• [PROBLEM DESCRIPTION] Retype exactly the lines below, beginning with the first and ending with the line where "fig = go.Figure()" appears.
----- EXTRACTED DATA
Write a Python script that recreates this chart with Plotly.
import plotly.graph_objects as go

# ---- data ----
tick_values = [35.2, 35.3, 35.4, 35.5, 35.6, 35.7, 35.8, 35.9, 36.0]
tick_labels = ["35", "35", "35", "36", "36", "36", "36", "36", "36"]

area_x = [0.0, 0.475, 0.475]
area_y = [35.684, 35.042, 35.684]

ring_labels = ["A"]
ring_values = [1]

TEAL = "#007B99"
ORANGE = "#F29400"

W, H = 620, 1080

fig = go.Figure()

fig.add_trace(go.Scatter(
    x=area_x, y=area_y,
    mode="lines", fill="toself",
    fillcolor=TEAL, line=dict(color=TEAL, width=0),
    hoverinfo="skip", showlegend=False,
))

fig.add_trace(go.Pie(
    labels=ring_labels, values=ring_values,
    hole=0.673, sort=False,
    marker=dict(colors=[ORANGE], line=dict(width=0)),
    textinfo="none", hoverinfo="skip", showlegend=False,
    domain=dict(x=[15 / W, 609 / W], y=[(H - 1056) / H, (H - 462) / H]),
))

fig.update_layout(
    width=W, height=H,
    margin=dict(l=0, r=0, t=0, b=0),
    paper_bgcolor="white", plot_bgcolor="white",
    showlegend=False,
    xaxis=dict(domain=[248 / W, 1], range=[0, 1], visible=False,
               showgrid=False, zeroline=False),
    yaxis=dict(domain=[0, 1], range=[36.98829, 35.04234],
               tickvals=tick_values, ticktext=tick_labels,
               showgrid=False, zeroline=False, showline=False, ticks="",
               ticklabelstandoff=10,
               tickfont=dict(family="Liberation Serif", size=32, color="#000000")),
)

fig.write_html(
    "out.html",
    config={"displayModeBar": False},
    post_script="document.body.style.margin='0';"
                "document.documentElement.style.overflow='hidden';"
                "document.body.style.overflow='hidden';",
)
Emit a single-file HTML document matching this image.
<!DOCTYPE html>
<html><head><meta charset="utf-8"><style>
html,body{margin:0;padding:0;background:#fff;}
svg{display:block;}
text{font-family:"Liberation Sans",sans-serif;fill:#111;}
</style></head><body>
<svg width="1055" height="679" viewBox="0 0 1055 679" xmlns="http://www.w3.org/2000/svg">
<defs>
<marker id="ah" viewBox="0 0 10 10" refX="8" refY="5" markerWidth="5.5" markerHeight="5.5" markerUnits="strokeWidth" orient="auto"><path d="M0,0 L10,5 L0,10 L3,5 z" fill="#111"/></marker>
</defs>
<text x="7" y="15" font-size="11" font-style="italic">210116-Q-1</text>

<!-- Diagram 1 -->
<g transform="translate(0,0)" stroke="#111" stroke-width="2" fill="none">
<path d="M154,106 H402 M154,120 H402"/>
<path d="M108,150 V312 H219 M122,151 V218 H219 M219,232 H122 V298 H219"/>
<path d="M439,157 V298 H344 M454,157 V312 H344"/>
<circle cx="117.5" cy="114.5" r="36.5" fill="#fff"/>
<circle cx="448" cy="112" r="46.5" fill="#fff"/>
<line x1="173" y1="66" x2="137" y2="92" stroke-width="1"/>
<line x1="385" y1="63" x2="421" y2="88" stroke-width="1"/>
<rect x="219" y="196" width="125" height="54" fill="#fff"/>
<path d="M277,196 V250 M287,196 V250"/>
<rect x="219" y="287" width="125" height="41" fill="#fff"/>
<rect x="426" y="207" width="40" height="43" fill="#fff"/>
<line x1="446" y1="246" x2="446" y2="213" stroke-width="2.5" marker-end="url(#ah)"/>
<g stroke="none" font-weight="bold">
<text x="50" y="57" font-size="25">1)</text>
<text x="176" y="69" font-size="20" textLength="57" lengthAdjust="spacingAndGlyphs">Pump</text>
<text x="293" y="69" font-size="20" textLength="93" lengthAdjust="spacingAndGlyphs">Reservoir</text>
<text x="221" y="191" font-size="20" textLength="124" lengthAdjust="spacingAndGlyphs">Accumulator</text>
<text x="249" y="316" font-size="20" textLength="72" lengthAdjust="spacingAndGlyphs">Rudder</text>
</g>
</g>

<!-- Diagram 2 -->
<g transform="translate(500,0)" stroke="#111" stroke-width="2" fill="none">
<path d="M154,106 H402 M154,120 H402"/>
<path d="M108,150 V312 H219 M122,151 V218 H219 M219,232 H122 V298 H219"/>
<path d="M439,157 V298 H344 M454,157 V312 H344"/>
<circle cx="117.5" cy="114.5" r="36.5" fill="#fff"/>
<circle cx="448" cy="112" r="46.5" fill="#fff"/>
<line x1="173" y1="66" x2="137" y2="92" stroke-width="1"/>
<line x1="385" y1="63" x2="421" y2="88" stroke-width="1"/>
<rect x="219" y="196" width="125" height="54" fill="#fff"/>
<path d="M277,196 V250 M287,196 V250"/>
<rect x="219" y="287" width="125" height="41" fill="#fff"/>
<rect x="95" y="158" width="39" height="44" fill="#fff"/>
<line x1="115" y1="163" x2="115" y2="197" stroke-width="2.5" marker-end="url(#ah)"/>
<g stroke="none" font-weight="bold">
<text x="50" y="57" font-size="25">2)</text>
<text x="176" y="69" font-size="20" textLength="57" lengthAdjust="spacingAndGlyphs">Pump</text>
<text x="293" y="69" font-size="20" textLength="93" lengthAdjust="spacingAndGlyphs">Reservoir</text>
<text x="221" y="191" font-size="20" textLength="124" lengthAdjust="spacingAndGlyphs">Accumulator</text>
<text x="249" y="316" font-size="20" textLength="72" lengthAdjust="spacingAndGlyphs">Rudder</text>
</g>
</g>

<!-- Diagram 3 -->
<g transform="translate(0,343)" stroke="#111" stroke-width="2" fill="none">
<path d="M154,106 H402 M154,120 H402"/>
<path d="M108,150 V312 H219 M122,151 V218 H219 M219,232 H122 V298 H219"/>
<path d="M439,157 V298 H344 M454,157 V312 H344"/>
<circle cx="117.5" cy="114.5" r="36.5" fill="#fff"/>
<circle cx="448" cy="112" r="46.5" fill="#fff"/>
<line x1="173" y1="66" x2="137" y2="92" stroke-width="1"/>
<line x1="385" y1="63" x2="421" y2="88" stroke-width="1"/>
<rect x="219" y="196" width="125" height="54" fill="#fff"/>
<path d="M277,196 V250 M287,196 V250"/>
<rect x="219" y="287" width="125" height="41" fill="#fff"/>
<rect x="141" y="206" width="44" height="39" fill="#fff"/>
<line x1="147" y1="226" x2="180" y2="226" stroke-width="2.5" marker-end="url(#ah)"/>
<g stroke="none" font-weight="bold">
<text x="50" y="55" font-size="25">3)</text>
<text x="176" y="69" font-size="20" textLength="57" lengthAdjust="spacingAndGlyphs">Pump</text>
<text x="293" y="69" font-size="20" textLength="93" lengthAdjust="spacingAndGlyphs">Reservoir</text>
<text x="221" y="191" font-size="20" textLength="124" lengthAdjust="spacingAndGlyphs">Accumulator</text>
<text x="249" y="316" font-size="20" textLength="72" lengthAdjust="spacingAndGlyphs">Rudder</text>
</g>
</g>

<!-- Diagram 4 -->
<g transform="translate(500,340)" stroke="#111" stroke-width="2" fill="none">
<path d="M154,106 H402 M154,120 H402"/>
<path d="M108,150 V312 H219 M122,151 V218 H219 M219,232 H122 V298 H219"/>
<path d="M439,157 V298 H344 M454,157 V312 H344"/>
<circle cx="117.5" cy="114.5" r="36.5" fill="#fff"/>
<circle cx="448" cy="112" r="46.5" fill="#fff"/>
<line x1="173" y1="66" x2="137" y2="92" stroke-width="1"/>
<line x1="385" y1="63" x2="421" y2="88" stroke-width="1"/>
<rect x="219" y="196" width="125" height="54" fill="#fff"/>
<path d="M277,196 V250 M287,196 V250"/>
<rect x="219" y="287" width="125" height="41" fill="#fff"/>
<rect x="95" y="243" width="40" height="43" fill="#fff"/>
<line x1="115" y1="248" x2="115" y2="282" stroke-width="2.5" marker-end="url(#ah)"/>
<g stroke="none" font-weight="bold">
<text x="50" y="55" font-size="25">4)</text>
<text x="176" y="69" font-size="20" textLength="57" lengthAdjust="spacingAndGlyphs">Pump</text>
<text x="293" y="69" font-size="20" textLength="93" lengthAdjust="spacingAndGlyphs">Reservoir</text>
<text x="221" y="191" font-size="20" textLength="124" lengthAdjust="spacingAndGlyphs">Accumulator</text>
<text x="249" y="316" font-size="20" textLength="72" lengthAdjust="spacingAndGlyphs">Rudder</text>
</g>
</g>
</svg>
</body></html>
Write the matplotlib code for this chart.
----------
• [SOLUTION]
Write a Python script that recreates this chart with Plotly.
import plotly.graph_objects as go

# ---- data ----
tick_values = [35.2, 35.3, 35.4, 35.5, 35.6, 35.7, 35.8, 35.9, 36.0]
tick_labels = ["35", "35", "35", "36", "36", "36", "36", "36", "36"]

area_x = [0.0, 0.475, 0.475]
area_y = [35.684, 35.042, 35.684]

ring_labels = ["A"]
ring_values = [1]

TEAL = "#007B99"
ORANGE = "#F29400"

W, H = 620, 1080

fig = go.Figure()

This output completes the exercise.